The continuing military influence inside the new government could be a limiting factor on what the new prime minister can do. Mr. Srettha‘s predecessor, former Prime Minister Prayuth Chan-ocha, dominated the political scene here for nearly a decade after engineering another military coup in 2014. Mr. Prayuth did poorly in the May national election, but emerged with unexpected clout and leverage in the lengthy, contentious coalition talks that followed the vote.
“This is a coalition government comprising two main factions, one led by Thaksin Shinawatra and the other by General Prayuth Chan-ocha, so it is likely that the meddling through of balancing relations with China, and with the U.S.A., will likely continue,” another former foreign minister Kasit Piromya said in an interview.
Many here see the seemingly agreeable Mr. Srettha as Mr.

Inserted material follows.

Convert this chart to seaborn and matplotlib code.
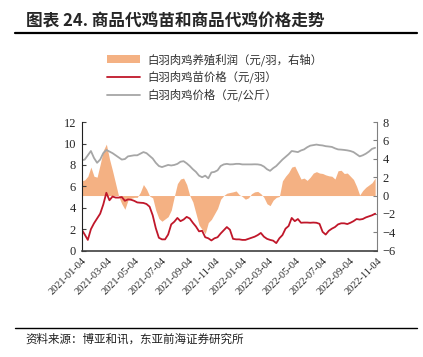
import numpy as np
import pandas as pd
import matplotlib
matplotlib.use("Agg")
import matplotlib.pyplot as plt
import matplotlib.dates as mdates
from matplotlib.lines import Line2D
from matplotlib.patches import Patch
import seaborn as sns

# weekly observations starting 2021-01-04
start_date = "2021-01-04"

# 白羽肉鸡价格 (元/公斤), left axis
chicken_price = [8.43, 8.5, 8.9, 9.3, 8.65, 8.2, 8.5, 9.1, 9.4, 9.25,
                 9.1, 8.9, 8.7, 8.5, 8.55, 8.8, 8.85, 8.9, 8.9, 9.05,
                 9.2, 9.1, 8.85, 8.6, 8.2, 7.9, 7.8, 7.9, 8.0, 7.95,
                 8.0, 8.1, 8.3, 8.35, 8.15, 7.9, 7.6, 7.35, 7.0, 6.85,
                 7.0, 6.75, 7.3, 7.35, 7.5, 7.9, 8.05, 8.1, 8.05, 8.06,
                 8.1, 8.1, 8.05, 8.05, 8.05, 8.05, 8.06, 8.05, 8.0, 7.85,
                 7.6, 7.45, 7.7, 7.9, 8.2, 8.5, 8.75, 9.0, 9.3, 9.25,
                 9.2, 9.35, 9.45, 9.65, 9.8, 9.85, 9.9, 9.85, 9.82, 9.75,
                 9.72, 9.68, 9.55, 9.45, 9.43, 9.4, 9.36, 9.3, 9.2, 9.0,
                 8.8, 8.9, 9.05, 9.25, 9.5, 9.6]

# 白羽肉鸡苗价格 (元/羽), left axis
chick_price = [1.98, 1.5, 1.0, 2.0, 2.55, 3.0, 3.45, 4.3, 5.4, 4.7,
               5.05, 4.95, 4.95, 5.0, 4.65, 4.78, 4.75, 4.65, 4.5, 4.47,
               4.45, 4.35, 4.1, 3.3, 2.1, 1.2, 1.05, 1.05, 1.5, 2.45,
               2.7, 3.05, 2.75, 2.9, 3.15, 3.0, 2.6, 2.25, 1.8, 1.85,
               1.25, 1.15, 0.95, 1.15, 1.25, 1.6, 1.9, 2.2, 1.95, 1.1,
               1.05, 1.05, 1.0, 1.0, 1.1, 1.2, 1.3, 1.45, 1.65, 1.3,
               1.1, 1.0, 0.93, 0.7, 1.15, 1.45, 2.05, 2.3, 3.05, 2.75,
               2.95, 2.6, 2.62, 2.62, 2.6, 2.62, 2.6, 2.5, 1.75, 1.5,
               1.85, 2.05, 2.2, 2.45, 2.55, 2.55, 2.48, 2.6, 2.75, 2.95,
               2.9, 2.95, 3.1, 3.2, 3.3, 3.45]

# 白羽肉鸡养殖利润 (元/羽), right axis
profit = [1.6, 1.7, 2.1, 3.1, 2.1, 2.0, 3.4, 4.9, 5.6, 4.0,
          2.7, 1.3, -0.1, -0.9, -1.5, -0.5, -0.3, -0.2, -0.2, 0.35,
          1.2, 0.7, -0.05, -0.25, -1.6, -2.5, -2.8, -2.55, -2.3, -1.6,
          -0.1, 1.3, 1.8, 1.9, 1.2, 0.0, -0.7, -1.95, -3.2, -3.7,
          -4.15, -2.95, -2.6, -2.0, -1.4, -0.4, 0.0, 0.25, 0.33, 0.4,
          0.5, 0.1, -0.1, -0.4, -0.25, 0.2, 0.4, 0.45, 0.2, -0.2,
          -0.9, -1.1, -0.5, -0.2, -0.1, 1.6, 2.1, 2.5, 3.1, 3.2,
          2.5, 1.8, 1.9, 1.65, 2.0, 2.45, 2.6, 2.45, 2.4, 2.25,
          2.15, 2.1, 1.8, 2.7, 2.75, 2.4, 2.45, 2.1, 1.75, 1.0,
          0.05, 0.55, 0.9, 1.15, 1.4, 1.9]

tick_dates = ["2021-01-04", "2021-03-04", "2021-05-04", "2021-07-04",
              "2021-09-04", "2021-11-04", "2022-01-04", "2022-03-04",
              "2022-05-04", "2022-07-04", "2022-09-04", "2022-11-04"]

labels = ["白羽肉鸡养殖利润（元/羽，右轴）", "白羽肉鸡苗价格（元/羽）", "白羽肉鸡价格（元/公斤）"]

dates = pd.date_range(start_date, periods=len(profit), freq="7D")
df = pd.DataFrame({"date": dates, "chicken": chicken_price,
                   "chick": chick_price, "profit": profit})

sns.set_style("white")
plt.rcParams["font.family"] = ["Liberation Serif", "Noto Sans CJK SC"]

fig = plt.figure(figsize=(4.23, 3.57), dpi=100)
ax = fig.add_axes([0.193, 0.298, 0.698, 0.360])
ax2 = ax.twinx()

orange = "#F4B183"
red = "#C0172A"
grey = "#A6A6A6"

ax2.fill_between(df["date"], 0, df["profit"], color=orange, linewidth=0)
sns.lineplot(data=df, x="date", y="chick", ax=ax, color=red, linewidth=1.3)
sns.lineplot(data=df, x="date", y="chicken", ax=ax, color=grey, linewidth=1.3)

ax.set_zorder(ax2.get_zorder() + 1)
ax.patch.set_visible(False)

ax.set_xlim(pd.Timestamp("2021-01-04"), pd.Timestamp("2022-11-04"))
ax.set_ylim(0, 12)
ax.set_yticks(range(0, 13, 2))
ax2.set_ylim(-6, 8)
ax2.set_yticks(range(-6, 9, 2))
ax.set_xlabel("")
ax.set_ylabel("")
ax2.set_ylabel("")

ax.set_xticks([pd.Timestamp(d) for d in tick_dates])
ax.xaxis.set_major_formatter(mdates.DateFormatter("%Y-%m-%d"))
plt.setp(ax.get_xticklabels(), rotation=45, ha="right", rotation_mode="anchor",
         fontsize=7.5)
ax.tick_params(axis="x", length=0, pad=4)
ax.tick_params(axis="y", direction="in", length=3, labelsize=9, pad=4,
               color="#404040")
ax2.tick_params(axis="y", direction="in", length=3, labelsize=9, pad=4,
                color="#808080")

ax.spines["top"].set_visible(False)
ax2.spines["top"].set_visible(False)
ax.spines["right"].set_visible(False)
ax2.spines["left"].set_visible(False)
ax2.spines["bottom"].set_visible(False)
ax.spines["left"].set_color("#202020")
ax.spines["bottom"].set_color("#404040")
ax.spines["bottom"].set_linewidth(1.2)
ax2.spines["right"].set_color("#808080")

cjk = ["Noto Sans CJK SC", "DejaVu Sans"]

# title and rules
fig.text(26 / 423, 1 - 21 / 357, "图表 24. 商品代鸡苗和商品代鸡价格走势",
         fontsize=12, fontweight="bold", va="center", ha="left", family=cjk)
fig.add_artist(Line2D([15 / 423, 417 / 423], [1 - 32.5 / 357, 1 - 32.5 / 357],
                      color="black", linewidth=1.6))
fig.add_artist(Line2D([15 / 423, 417 / 423], [1 - 327.5 / 357, 1 - 327.5 / 357],
                      color="black", linewidth=1.0))
fig.text(25 / 423, 1 - 339 / 357, "资料来源：博亚和讯，东亚前海证券研究所",
         fontsize=8.3, va="center", ha="left", color="#202020", family=cjk)

handles = [Patch(facecolor=orange, edgecolor="none"),
           Line2D([], [], color=red, linewidth=1.3),
           Line2D([], [], color=grey, linewidth=1.3)]
fig.legend(handles, labels, loc="upper left",
           bbox_to_anchor=(97 / 423, 1 - 43 / 357), frameon=False,
           prop={"family": cjk, "size": 8.2},
           handlelength=2.9, handleheight=0.7, handletextpad=0.6,
           labelspacing=0.45, labelcolor="#303030")

fig.savefig("out.png", dpi=100)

Thaksin‘s puppet, but his experience among Bangkok‘s luxury real estate market and international businesses however may help him promote Thailand amid competition by other investment-friendly, dynamic Southeast Asian neighbors.
“The U.S. is paying more attention to Vietnam, the Philippines, and Indonesia. Thailand is somewhat overlooked and ignored,” Mr. Kasit said.
“So it is up to the new Thai government to make itself heard.”
The good news for Washington, after decades of financial aid to Bangkok, is its favorable image among many Thai politicians.
“Not one Thai political party is anti-U.S.,” he said.
But China is not without assets in the wooing competition.
The Royal Thai Navy wants to purchase three Chinese submarines even though the U.S. is training Thai submariners.
“Thailand’s Beijing-leaning foreign policy began under [Mr. Thaksin] and has continued unabated under every Thai administration since,” Bangkok-based author Benjamin Zawacki said in an interview.
“Be mindful of the connection between the origin of Thailand’s initial pro-China leanings, and who is now back in power,” Mr. Zawacki said.
China‘s Sept. 3-10 annual Blue Strike joint naval exercise with Thailand reportedly included more than 2,500 personnel from both countries, a Chinese submarine, an amphibious dock landing ship, guided-missile frigate, and a supply ship.